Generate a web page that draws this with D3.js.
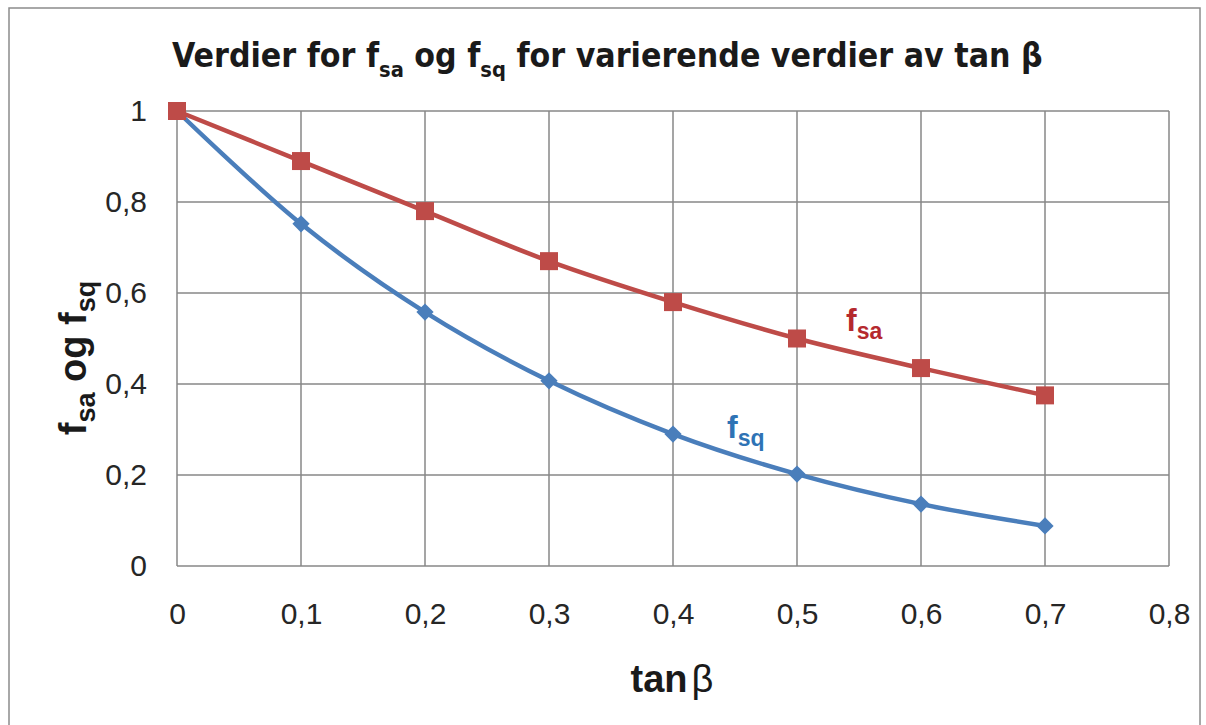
<!DOCTYPE html>
<html>
<head>
<meta charset="utf-8">
<script src="https://cdn.jsdelivr.net/npm/d3@7"></script>
<style>
  body { margin: 0; background: #fff; }
  svg { display: block; }
</style>
</head>
<body>
<div id="chart"></div>
<script>
// values
var tanBeta = [0, 0.1, 0.2, 0.3, 0.4, 0.5, 0.6, 0.7]
var fsa = [1, 0.89, 0.78, 0.67, 0.58, 0.50, 0.435, 0.375]
var fsq = [1, 0.752, 0.558, 0.407, 0.29, 0.202, 0.136, 0.088]
var xTicks = [0, 0.1, 0.2, 0.3, 0.4, 0.5, 0.6, 0.7, 0.8]
var yTicks = [0, 0.2, 0.4, 0.6, 0.8, 1]

var W = 1206, H = 725
var margin = {top: 111, right: 37, bottom: 159, left: 177}
var width = W - margin.left - margin.right
var height = H - margin.top - margin.bottom

var red = "#BE4B48", blue = "#4A7EBB", grid = "#878787"
var comma = function(v){ return d3.format("~g")(v).replace(".", ",") }

var svg = d3.select("#chart").append("svg")
    .attr("width", W)
    .attr("height", H)

// outer frame
svg.append("rect")
    .attr("x", 9).attr("y", 8)
    .attr("width", 1191).attr("height", 740)
    .style("fill", "none")
    .style("stroke", "#8c8c8c")
    .style("stroke-width", 1.5)

var g = svg.append("g")
    .attr("transform", "translate(" + margin.left + "," + margin.top + ")")

var x = d3.scaleLinear().domain([0, 0.8]).range([0, width])
var y = d3.scaleLinear().domain([0, 1]).range([height, 0])

// grid
g.selectAll(".vgrid").data(xTicks).enter().append("line")
    .attr("x1", d => x(d)).attr("x2", d => x(d))
    .attr("y1", 0).attr("y2", height)
    .style("stroke", grid).style("stroke-width", 1.5)
g.selectAll(".hgrid").data(yTicks).enter().append("line")
    .attr("x1", 0).attr("x2", width)
    .attr("y1", d => y(d)).attr("y2", d => y(d))
    .style("stroke", grid).style("stroke-width", 1.5)

// axes (labels only, lines are the grid)
var xAxis = g.append("g")
    .attr("transform", "translate(0," + height + ")")
    .call(d3.axisBottom(x).tickValues(xTicks).tickFormat(comma).tickSize(0).tickPadding(37))
var yAxis = g.append("g")
    .call(d3.axisLeft(y).tickValues(yTicks).tickFormat(comma).tickSize(0).tickPadding(30))
;[xAxis, yAxis].forEach(function(a){
    a.select(".domain").remove()
    a.selectAll("text")
        .style("font-family", "'Liberation Sans', Arial, sans-serif")
        .style("font-size", "30px")
        .style("fill", "#262626")
})

// lines
var line = d3.line()
    .x((d, i) => x(tanBeta[i]))
    .y(d => y(d))
    .curve(d3.curveCatmullRom.alpha(0.5))

g.append("path").datum(fsq)
    .attr("d", line)
    .style("fill", "none").style("stroke", blue).style("stroke-width", 4.5)
g.append("path").datum(fsa)
    .attr("d", line)
    .style("fill", "none").style("stroke", red).style("stroke-width", 4.5)

// markers
g.selectAll(".diamond").data(fsq).enter().append("path")
    .attr("d", d3.symbol().type(d3.symbolDiamond2).size(190))
    .attr("transform", (d, i) => "translate(" + x(tanBeta[i]) + "," + y(d) + ")")
    .style("fill", blue)
g.selectAll(".square").data(fsa).enter().append("rect")
    .attr("x", (d, i) => x(tanBeta[i]) - 9)
    .attr("y", d => y(d) - 9)
    .attr("width", 18).attr("height", 18)
    .style("fill", red)

// series labels
function subLabel(parent, px, py, main, sub, color, size, subSize){
    var t = parent.append("text")
        .attr("x", px).attr("y", py)
        .style("font-family", "'Liberation Sans', Arial, sans-serif")
        .style("font-weight", "bold")
        .style("fill", color)
    t.append("tspan").text(main).style("font-size", size + "px")
    t.append("tspan").text(sub).attr("dy", subSize * 0.35).style("font-size", subSize + "px")
    return t
}
subLabel(svg, 846, 331, "f", "sa", "#B5292E", 32, 23)
subLabel(svg, 727, 438, "f", "sq", "#2E73B5", 32, 23)

// title, squeezed horizontally to the reference width
var title = svg.append("text")
    .style("font-family", "'Liberation Sans Narrow', 'DejaVu Sans Condensed', 'Liberation Sans', sans-serif")
    .style("font-weight", "bold")
    .style("font-size", "34px")
    .style("fill", "#1a1a1a")
var parts = [["Verdier for f", 0], ["sa", 1], [" og f", 0], ["sq", 1], [" for varierende verdier av tan β", 0]]
var prevSub = 0
parts.forEach(function(p){
    var dy = p[1] === prevSub ? 0 : (p[1] ? 10 : -10)
    title.append("tspan").text(p[0])
        .attr("dy", dy)
        .style("font-size", p[1] ? "22px" : "34px")
    prevSub = p[1]
})
var tw = title.node().getComputedTextLength()
title.attr("transform", "translate(172,67) scale(" + (871 / tw) + ",1)")

// axis titles
var xt = svg.append("text")
    .attr("x", 672).attr("y", 692)
    .attr("text-anchor", "middle")
    .style("font-family", "'Liberation Sans Narrow', 'Liberation Sans', sans-serif")
    .style("font-weight", "bold")
    .style("font-size", "38px")
    .style("fill", "#1a1a1a")
xt.append("tspan").text("tan")
xt.append("tspan").text("β").attr("dx", 4).style("font-weight", "normal")

var yt = svg.append("text")
    .attr("transform", "translate(86,358) rotate(-90)")
    .attr("text-anchor", "middle")
    .style("font-family", "'Liberation Sans', Arial, sans-serif")
    .style("font-weight", "bold")
    .style("font-size", "38px")
    .style("fill", "#1a1a1a")
yt.append("tspan").text("f")
yt.append("tspan").text("sa").attr("dy", 9).style("font-size", "27px")
yt.append("tspan").text(" og f").attr("dy", -9)
yt.append("tspan").text("sq").attr("dy", 9).style("font-size", "27px")
</script>
</body>
</html>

************

▶ [Exercise requirements]: Leave out the pictures, then repeat the listing above exactly from its first line to the line with "var y = d3.scaleLinear().domain([0, 1]).range([height, 0])", inclusive.

▶ [Reply]:
Generate a web page that draws this with D3.js.
<!DOCTYPE html>
<html>
<head>
<meta charset="utf-8">
<script src="https://cdn.jsdelivr.net/npm/d3@7"></script>
<style>
  body { margin: 0; background: #fff; }
  svg { display: block; }
</style>
</head>
<body>
<div id="chart"></div>
<script>
// values
var tanBeta = [0, 0.1, 0.2, 0.3, 0.4, 0.5, 0.6, 0.7]
var fsa = [1, 0.89, 0.78, 0.67, 0.58, 0.50, 0.435, 0.375]
var fsq = [1, 0.752, 0.558, 0.407, 0.29, 0.202, 0.136, 0.088]
var xTicks = [0, 0.1, 0.2, 0.3, 0.4, 0.5, 0.6, 0.7, 0.8]
var yTicks = [0, 0.2, 0.4, 0.6, 0.8, 1]

var W = 1206, H = 725
var margin = {top: 111, right: 37, bottom: 159, left: 177}
var width = W - margin.left - margin.right
var height = H - margin.top - margin.bottom

var red = "#BE4B48", blue = "#4A7EBB", grid = "#878787"
var comma = function(v){ return d3.format("~g")(v).replace(".", ",") }

var svg = d3.select("#chart").append("svg")
    .attr("width", W)
    .attr("height", H)

// outer frame
svg.append("rect")
    .attr("x", 9).attr("y", 8)
    .attr("width", 1191).attr("height", 740)
    .style("fill", "none")
    .style("stroke", "#8c8c8c")
    .style("stroke-width", 1.5)

var g = svg.append("g")
    .attr("transform", "translate(" + margin.left + "," + margin.top + ")")

var x = d3.scaleLinear().domain([0, 0.8]).range([0, width])
var y = d3.scaleLinear().domain([0, 1]).range([height, 0])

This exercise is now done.